Nadella recalled a demo of how a farmer, who wanted to inquire about “some government subsidies”, queried a GPT-4 bot and got the task done. “That is really benefiting a rural Indian farmer–getting real access to government subsidies”, and stimulates the economy. Nadella believes this “is one of the most enlightened things to have happen, which is you’re not waiting for some Indian GPT-4 to emerge before the rural Indian farmer can benefit…Let the rural Indian farmer, who really didn’t have a stake even in the industrial Revolution, have a real stake. That, to me, is magical”.

Thoughts on AGI And what does Nadella think about the divisive views on artificial general intelligence (AGI) or artificial superintelligence (ASI)? On the one hand, chiefs of global companies including Elon Musk and Masayoshi Son, and AI experts including Geoffery Hinton and Yoshua Bengio believe the phenomenal growth of generative AI models indicates that machines will soon think and act like humans, a trend we refer to as AGI or ASI. They fear that if humans are unable to fully understand the workings of unsupervised networks, the sophisticated AI models could automatically evolve into Syknet-like machines that achieve AI Singularity or AGI.

On the other hand, an equally accomplished group of experts including Yann LeCun, Fei-Fei Li, and Andrew Ng, believes AI is nowhere close to becoming sentient. They underscore that AI’s benefits, such as powering smartphones, driverless vehicles, low-cost satellites, chatbots, and providing flood forecasts and warnings, far outweigh its perceived risks.
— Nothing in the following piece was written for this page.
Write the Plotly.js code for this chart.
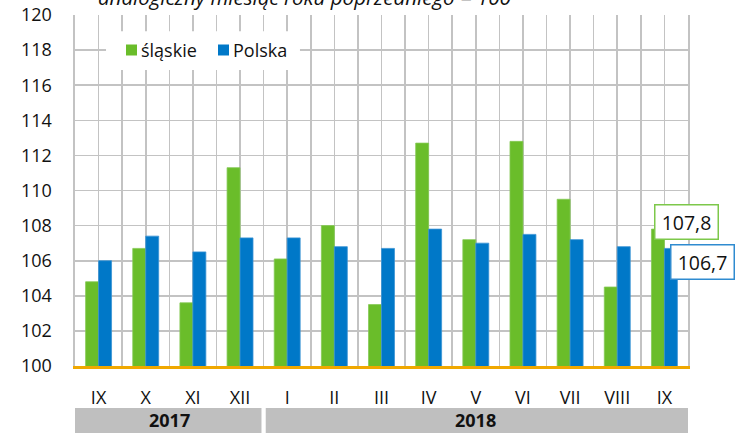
<!DOCTYPE html>
<html>
<head>
<meta charset="utf-8">
<script src="https://cdn.plot.ly/plotly-3.0.1.min.js"></script>
<style>
html,body{margin:0;padding:0;background:#fff;}
#chart{width:744px;height:433px;}
</style>
</head>
<body>
<div id="chart"></div>
<script>
const months = ['IX','X','XI','XII','I','II','III','IV','V','VI','VII','VIII','IX'];
const slaskie = [104.8,106.7,103.6,111.3,106.1,108.0,103.5,112.7,107.2,112.8,109.5,104.5,107.8];
const polska  = [106.0,107.4,106.5,107.3,107.3,106.8,106.7,107.8,107.0,107.5,107.2,106.8,106.7];
const years = ['2017','2018'];
const monthsPerYear = [4, 9];
const yTicks = [100,102,104,106,108,110,112,114,116,118,120];
const seriesNames = ['śląskie','Polska'];
const titleText = 'analogiczny miesiąc roku poprzedniego = 100';

const GREEN = '#6abd2a';
const BLUE = '#0078c8';
const GRID = '#c3c3c3';
const FONT = '"Open Sans", Roboto, sans-serif';

const xIdx = months.map((m, i) => i);
const boundaries = months.map((m, i) => i - 0.5).concat([months.length - 0.5]);
const fmt = v => v.toFixed(1).replace('.', ',');

const traces = [
  {type:'bar', name:seriesNames[0], x:xIdx, y:slaskie, marker:{color:GREEN, line:{color:'#85c955', width:0.8}}, hoverinfo:'y'},
  {type:'bar', name:seriesNames[1], x:xIdx, y:polska, marker:{color:BLUE, line:{color:'#3a93d4', width:0.8}}, hoverinfo:'y'}
];

const shapes = [];
const annotations = [];

// year band
let start = -0.5;
years.forEach((yr, k) => {
  const end = start + monthsPerYear[k];
  const isLast = k === years.length - 1;
  shapes.push({type:'rect', xref:'x', yref:'paper', layer:'below',
    x0: start + (k === 0 ? 0 : 0.045), x1: end - (isLast ? -0.1 : 0.045),
    y0:-0.191, y1:-0.1197, fillcolor:'#bfbfbf', line:{width:0}});
  annotations.push({xref:'x', yref:'paper', x:(start + end) / 2, y:-0.155, text:'<b>' + yr + '</b>',
    showarrow:false, font:{family:FONT, size:18, color:'#111'}, xanchor:'center', yanchor:'middle'});
  start = end;
});

// manual legend
shapes.push({type:'rect', xref:'paper', yref:'paper', layer:'above', x0:0.0506, x1:0.367, y0:0.843, y1:0.954, fillcolor:'#ffffff', line:{width:0}});
shapes.push({type:'rect', xref:'paper', yref:'paper', layer:'above', x0:(126-75)/613, x1:(137-75)/613, y0:(366-55.5)/351, y1:(366-44.5)/351, fillcolor:GREEN, line:{width:0}});
shapes.push({type:'rect', xref:'paper', yref:'paper', layer:'above', x0:(218-75)/613, x1:(229-75)/613, y0:(366-55.5)/351, y1:(366-44.5)/351, fillcolor:BLUE, line:{width:0}});
annotations.push({xref:'paper', yref:'paper', x:(139-75)/613, y:(366-50)/351, text:seriesNames[0], showarrow:false, xanchor:'left', yanchor:'middle', font:{family:FONT, size:18, color:'#111'}});
annotations.push({xref:'paper', yref:'paper', x:(231-75)/613, y:(366-50)/351, text:seriesNames[1], showarrow:false, xanchor:'left', yanchor:'middle', font:{family:FONT, size:18, color:'#111'}});

// title (partly cut off at top)
annotations.push({xref:'paper', yref:'paper', x:0.3736, y:1 + 18/351, text:'<i>' + titleText + '</i>', showarrow:false, xanchor:'center', yanchor:'middle', font:{family:FONT, size:20.5, color:'#111'}});

// value labels for last month
const last = months.length - 1;
annotations.push({xref:'x', yref:'y', x:xIdx[last], y:slaskie[last], text:fmt(slaskie[last]), showarrow:false,
  xanchor:'left', yanchor:'middle', xshift:-10, yshift:7, bgcolor:'#fff', bordercolor:'#7dc84a', borderwidth:1.5, borderpad:4, width:54, height:25,
  font:{family:FONT, size:19.5, color:'#111'}});
annotations.push({xref:'x', yref:'y', x:xIdx[last], y:polska[last], text:fmt(polska[last]), showarrow:false,
  xanchor:'left', yanchor:'middle', xshift:6, yshift:-13.6, bgcolor:'#fff', bordercolor:'#2f8bd0', borderwidth:1.5, borderpad:4, width:54, height:25,
  font:{family:FONT, size:19.5, color:'#111'}});

const layout = {
  width:744, height:433,
  margin:{l:75, r:56, t:15, b:67, pad:0},
  paper_bgcolor:'#fff', plot_bgcolor:'#fff',
  showlegend:false,
  barmode:'group', bargap:0.45, bargroupgap:0,
  font:{family:FONT, size:18, color:'#111'},
  xaxis:{type:'linear', range:[-0.5, months.length - 0.5], tickmode:'array', tickvals:xIdx, ticktext:months,
    showgrid:true, gridcolor:GRID, gridwidth:1.6, zeroline:false, ticks:'', ticklabelstandoff:13,
    minor:{tickmode:'array', tickvals:boundaries, showgrid:true, gridcolor:GRID, gridwidth:1.6, ticks:''},
    showline:true, linecolor:'#f0a800', linewidth:3, tickfont:{family:FONT, size:18, color:'#111'}, fixedrange:true},
  yaxis:{range:[100,120], tickmode:'array', tickvals:yTicks, showgrid:true, gridcolor:GRID, gridwidth:1.6,
    zeroline:false, ticks:'', ticklabelstandoff:18, showline:true, mirror:true, linecolor:GRID, linewidth:1.6,
    tickfont:{family:FONT, size:18, color:'#111'}, fixedrange:true},
  shapes:shapes,
  annotations:annotations
};

Plotly.newPlot('chart', traces, layout, {displayModeBar:false, staticPlot:true});
</script>
</body>
</html>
Nadella, on his part, believes it’s better to focus on how we can use AI to drive economic growth that benefits everybody instead of speculating on AGI or ASI. “But at the same time, we are not completely hand-waving AI safety, but really doing the engineering work and participating in all the forums to be able to say, let’s make sure that the benefits of this technology–not just in the future but even today–are really widespread and the risks, mitigated. As a company, I want us to do the hard work, versus hand-wringing about some distant future or ignoring the present danger.”